FOXP2 is more akin to the blueprint that aids in the construction of a properly functioning input-output system for a computer, like its printer, rather than the construction of the computer’s central processor itself. … [W]hat has gone wrong in the affected KE family members is thus something awry with the externalization system, the “printer,” not the central language faculty itself.
Why Only Us, p.77

So, promising as the FOXP2 story may sound—and it certainly isn’t a hoax—there’s still a long way to go before any substantive conclusion can be drawn about its role in the origin of human language. In my opinion, what FOXP2 offers twenty-first-century scientists is a beginning instead of an end, and the questions it forces us to think about are more valuable than the disputes it may (not) resolve.

A romantic view

What fascinates me the most about the origin of language is that since no one can really convince anyone on the issue, neither can anyone disdain anyone else. Everyone is just guessing, and everything is possible. So, it’s okay to believe in the weirdest theory (even weirder than that of Wurruri!) or go all out for religion, which offered men the first systematic explanation of the world after all.

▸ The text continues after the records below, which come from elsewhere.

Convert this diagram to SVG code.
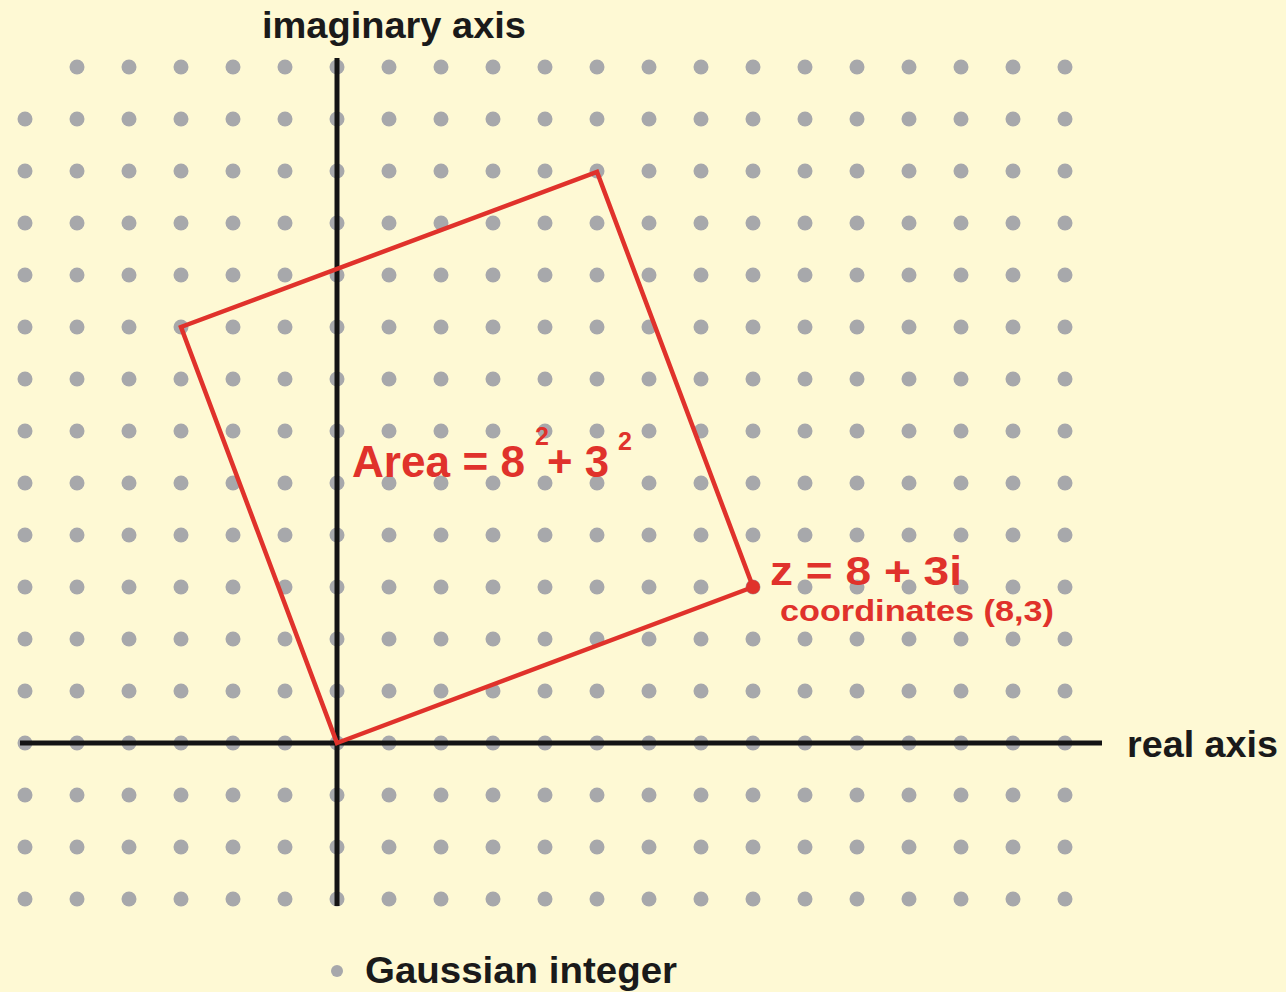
<svg xmlns="http://www.w3.org/2000/svg" width="1286" height="992" viewBox="0 0 1286 992">
  <defs>
    <pattern id="dots" patternUnits="userSpaceOnUse" x="-1" y="41" width="52" height="52">
      <circle cx="26" cy="26" r="7.5" fill="#a7a8ab"/>
    </pattern>
    <style>
      .lbl { font-family: "Liberation Sans", Arial, sans-serif; font-weight: bold; }
      .blk { fill: #1a1a1a; }
      .red { fill: #e0322b; }
      .axis { stroke: #141414; stroke-width: 5; fill: none; }
    </style>
  </defs>
  <rect width="1286" height="992" fill="#fef9d4"/>
  <g id="lattice">
    <rect x="55" y="52" width="1025" height="30" fill="url(#dots)"/>
    <rect x="0" y="100" width="1090" height="815" fill="url(#dots)"/>
  </g>
  <g id="connectors">
    <line class="axis" x1="337" y1="58" x2="337" y2="906"/>
    <line class="axis" x1="20" y1="743" x2="1102" y2="743"/>
    <polygon points="337,743 753,587 597,172 181,327" fill="none" stroke="#e0322b" stroke-width="4.5" stroke-linejoin="miter"/>
  </g>
  <g id="z-point">
    <circle cx="753" cy="587" r="7" fill="#e0322b"/>
    <text class="lbl red" x="770" y="585" font-size="41" textLength="192" lengthAdjust="spacingAndGlyphs">z = 8 + 3i</text>
    <text class="lbl red" x="780" y="621" font-size="30" textLength="274" lengthAdjust="spacingAndGlyphs">coordinates (8,3)</text>
  </g>
  <g id="area-label">
    <text class="lbl red" x="352" y="477" font-size="44" textLength="173" lengthAdjust="spacingAndGlyphs">Area = 8</text>
    <text class="lbl red" x="535" y="445" font-size="25">2</text>
    <text class="lbl red" x="547" y="477" font-size="44" textLength="62" lengthAdjust="spacingAndGlyphs">+ 3</text>
    <text class="lbl red" x="618" y="450" font-size="25">2</text>
  </g>
  <g id="imaginary-axis-label">
    <text class="lbl blk" x="262" y="38" font-size="36" textLength="264" lengthAdjust="spacingAndGlyphs">imaginary axis</text>
  </g>
  <g id="real-axis-label">
    <text class="lbl blk" x="1127" y="757" font-size="37" textLength="151" lengthAdjust="spacingAndGlyphs">real axis</text>
  </g>
  <g id="legend">
    <circle cx="337" cy="971" r="6" fill="#a7a8ab"/>
    <text class="lbl blk" x="365" y="983" font-size="36" textLength="312" lengthAdjust="spacingAndGlyphs">Gaussian integer</text>
  </g>
</svg>
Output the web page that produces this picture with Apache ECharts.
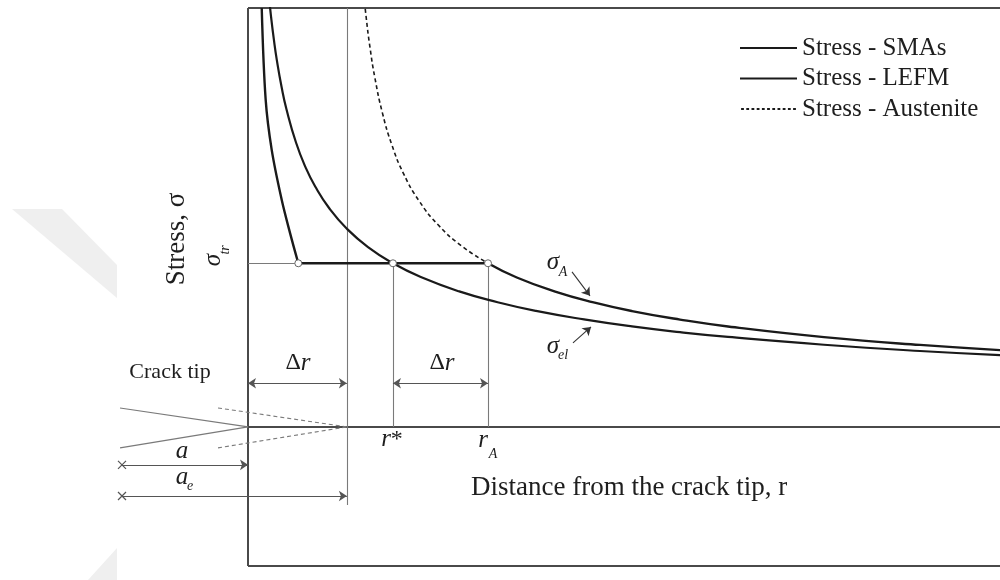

An article I’d like to mention at this point is “The origin and evolution of language: a plausible, strong-AI account” (Hobbs 2006), which I came across while working on this post. I find the article refreshing because it leaves the continuity vs. noncontinuity debate aside for the most part and pursues a logico-computational route instead, whereby the author explores how the intentional and neurophysiological levels of language can be bridged via intermediate mappings.

The central metaphor of cognitive science, “The brain is a computer,” gives us hope. Prior to the computer metaphor, we had no idea of what could possibly be the bridge between beliefs and ion transport. Now we have an idea.
— Hobbs (2006), p.48

I’m not in a position to evaluate the scientific (de)merits of the article. What I like about it is its open-mindedness towards ideas from competing theoretical schools. For instance, the author’s adoption of a unification grammar, which is at odds with Chomsky’s syntactic theory (which is transformational), doesn’t stop him from praising language universals like Chomsky’s Universal Grammar as “the strongest argument” for the position that fully modern language was already in the possession of the earliest homo sapiens. I think this kind of open attitude is something that everyone in the speculation game can benefit from.

Perhaps it’ll eventually turn out that our language capacity is indeed a gift from God (or from the Flying Spaghetti Monster for that matter). We may even all be descendants of aliens, in which case it’s simply futile trying to find an origin for our language by scrutinizing animal fossils on this planet. I’m fine with any storyline, be it “scientific” or not. I may even write poems about the different possibilities to show what a romantic soul I have. Life is beautiful!